Uruguay, a major dairy producer in South America, is facing challenges due to declining demand from neighboring Brazil. Uruguay’s surplus dairy products, which normally found a market in Brazil, are now struggling to find alternative buyers as Brazilian milk production recovers and demand declines. This has led Uruguayan dairy processors to lower milk prices in response to low international prices and declining regional import demand. Surplus Uruguayan dairy products are expected to pressure international markets in search of other buyers.

Asia & Oceania

New Zealand

A recent report highlights the pivotal role of New Zealand’s dairy industry, contributing significantly to the economy through exports and job creation.
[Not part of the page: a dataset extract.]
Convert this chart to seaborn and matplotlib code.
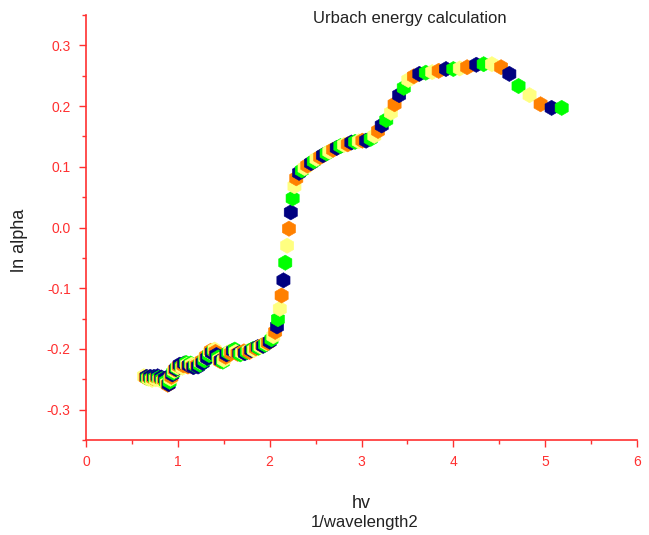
import matplotlib
matplotlib.use("Agg")
import matplotlib.pyplot as plt
from matplotlib.ticker import MultipleLocator
import seaborn as sns
import pandas as pd

# ---- data ----
hv = [
    0.63, 0.65, 0.66, 0.67, 0.68, 0.69, 0.70, 0.71, 0.72, 0.73, 0.74, 0.75,
    0.76, 0.77, 0.78, 0.79, 0.80, 0.81, 0.82, 0.83, 0.84, 0.85, 0.86, 0.87,
    0.88, 0.89, 0.90, 0.91, 0.92, 0.93, 0.94, 0.95, 0.96, 0.97, 0.98, 0.99,
    1.00,
    1.01, 1.02, 1.04, 1.05, 1.06, 1.07, 1.09, 1.10, 1.11, 1.12, 1.14, 1.15,
    1.16, 1.17, 1.19, 1.20, 1.21, 1.22, 1.24, 1.25, 1.26, 1.27, 1.29, 1.30,
    1.31, 1.32, 1.34, 1.35, 1.36, 1.37, 1.39, 1.40, 1.41, 1.42, 1.44, 1.45,
    1.46, 1.47, 1.49, 1.50,
    1.52, 1.53, 1.55, 1.57, 1.58, 1.60, 1.62, 1.63, 1.65, 1.67, 1.68, 1.70,
    1.72, 1.73, 1.75, 1.77, 1.78, 1.80, 1.82, 1.83, 1.85, 1.87, 1.88, 1.90,
    1.92, 1.93, 1.95, 1.97, 1.98, 2.00,
    2.02, 2.04, 2.06, 2.08, 2.09, 2.11, 2.13, 2.15, 2.17, 2.19, 2.21, 2.23,
    2.25, 2.27, 2.29, 2.32, 2.35, 2.38, 2.41, 2.45, 2.48, 2.51, 2.55, 2.58,
    2.62, 2.65, 2.69, 2.73, 2.77, 2.81, 2.85, 2.89, 2.93, 2.97, 3.01, 3.05,
    3.10, 3.14, 3.18, 3.22, 3.27, 3.32, 3.36, 3.41, 3.46, 3.51, 3.57, 3.63,
    3.70, 3.77, 3.84, 3.92, 4.00, 4.07, 4.15, 4.25, 4.33, 4.42, 4.52, 4.61,
    4.71, 4.83, 4.95, 5.07, 5.18,
]
ln_alpha = [
    -0.245, -0.247, -0.246, -0.248, -0.249, -0.247, -0.246, -0.249, -0.251, -0.248, -0.246, -0.248,
    -0.250, -0.247, -0.245, -0.248, -0.251, -0.249, -0.247, -0.250, -0.253, -0.251, -0.249, -0.254,
    -0.257, -0.259, -0.258, -0.254, -0.249, -0.246, -0.242, -0.239, -0.236, -0.234, -0.233, -0.231,
    -0.230,
    -0.228, -0.226, -0.229, -0.231, -0.227, -0.224, -0.223, -0.226, -0.229, -0.227, -0.224, -0.226,
    -0.229, -0.230, -0.227, -0.225, -0.227, -0.229, -0.226, -0.222, -0.220, -0.223, -0.219, -0.214,
    -0.212, -0.215, -0.210, -0.205, -0.203, -0.206, -0.203, -0.201, -0.205, -0.210, -0.214, -0.218,
    -0.220, -0.219, -0.221, -0.218,
    -0.213, -0.209, -0.206, -0.204, -0.207, -0.203, -0.201, -0.205, -0.208, -0.207, -0.209, -0.206,
    -0.204, -0.207, -0.205, -0.203, -0.205, -0.202, -0.200, -0.202, -0.199, -0.197, -0.198, -0.196,
    -0.194, -0.195, -0.193, -0.191, -0.190, -0.188,
    -0.184, -0.179, -0.172, -0.163, -0.151, -0.134, -0.112, -0.087, -0.058, -0.030, -0.002, 0.025,
    0.048, 0.068, 0.081, 0.090, 0.094, 0.098, 0.102, 0.106, 0.109, 0.113, 0.116, 0.119,
    0.122, 0.125, 0.128, 0.131, 0.134, 0.136, 0.137, 0.140, 0.141, 0.142, 0.143, 0.143,
    0.146, 0.151, 0.159, 0.168, 0.177, 0.189, 0.203, 0.218, 0.230, 0.243, 0.249, 0.253,
    0.255, 0.256, 0.258, 0.261, 0.261, 0.262, 0.264, 0.268, 0.269, 0.269, 0.264, 0.253,
    0.233, 0.218, 0.203, 0.197, 0.197,
]
x_ticks = [0, 1, 2, 3, 4, 5, 6]
y_ticks = [-0.3, -0.2, -0.1, 0.0, 0.1, 0.2, 0.3]

# colour cycle of the markers
marker_colors = ["#FFFF80", "#FF8000", "#000080", "#00FF00"]

df = pd.DataFrame({"hv": hv, "ln_alpha": ln_alpha})
df["grp"] = [str(i % 4) for i in range(len(df))]

sns.set_style("white")
plt.rcParams["font.family"] = ["Liberation Sans", "DejaVu Sans"]

fig = plt.figure(figsize=(6.49, 5.35), dpi=100)
ax = fig.add_axes([86 / 649, 1 - 440 / 535, 551 / 649, 425 / 535])

sns.scatterplot(data=df, x="hv", y="ln_alpha", hue="grp",
                palette={"0": marker_colors[0], "1": marker_colors[1],
                         "2": marker_colors[2], "3": marker_colors[3]},
                marker="h", s=120, linewidth=0.4, edgecolor="face",
                legend=False, ax=ax, zorder=3)

ax.set_xlim(0, 6)
ax.set_ylim(-0.35, 0.35)
ax.set_xticks(x_ticks)
ax.set_xticklabels([str(t) for t in x_ticks])
ax.set_yticks(y_ticks)
ax.set_yticklabels([f"{t:.1f}" for t in y_ticks])
ax.xaxis.set_minor_locator(MultipleLocator(0.5))
ax.yaxis.set_minor_locator(MultipleLocator(0.05))

red = "#FF3030"
for side in ["top", "right"]:
    ax.spines[side].set_visible(False)
for side in ["left", "bottom"]:
    ax.spines[side].set_color(red)
    ax.spines[side].set_linewidth(1.2)
ax.tick_params(which="major", direction="out", length=5, width=1, color=red,
               labelcolor=red, labelsize=10, pad=6, left=True, bottom=True)
ax.tick_params(which="minor", direction="out", length=3, width=1, color=red,
               left=True, bottom=True)

ax.set_xlabel("hv", fontsize=13, color="#222222")
ax.xaxis.set_label_coords(0.5, -0.13)
ax.set_ylabel("ln alpha", fontsize=13, color="#222222")
ax.yaxis.set_label_coords(-0.105, 0.47)

fig.text(410 / 649, 1 - 18 / 535, "Urbach energy calculation", ha="center",
         va="center", fontsize=12, color="#222222")
fig.text(365 / 649, 1 - 522 / 535, "1/wavelength2", ha="center", va="center",
         fontsize=12, color="#222222")

fig.savefig("out.png", dpi=100)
The dairy sector, encompassing livestock farming and dairy processing, accounts for 3.2% of the country’s GDP at NZ$11.3 billion (US$6.65 billion) as of March 2023. Dairy exports have surged, reaching NZ$26 billion (US$15.31 billion) in the year ending April 2023, comprising about one in four export dollars. The Maori agricultural sector, owning approximately NZ$4.9 billion (US$2.88 billion) in dairy assets, has also played a substantial role in boosting milk product exports. The dairy industry supports 54,787 jobs as of March 2023, with Maori employment showing significant growth. Despite trade challenges, dairy exports remain a cornerstone of New Zealand’s economy, representing 35% of total export goods and surpassing other key sectors.


In Turkey, the delivery of cow’s milk by commercial dairies decreased by 0.9% in July compared to the same month last year, while it increased by 3% in the January-July period. There was a notable increase in the production of dairy products in July: Ayran production increased by 16.3%, cow’s milk cheese production by 16%, butter production by 16% and yogurt production by 14.4%. However, the production of drinking milk decreased by 19.8%. In July, the volume of cow’s milk collected by commercial farms decreased by 3.6% and drinking milk production by 2.8%.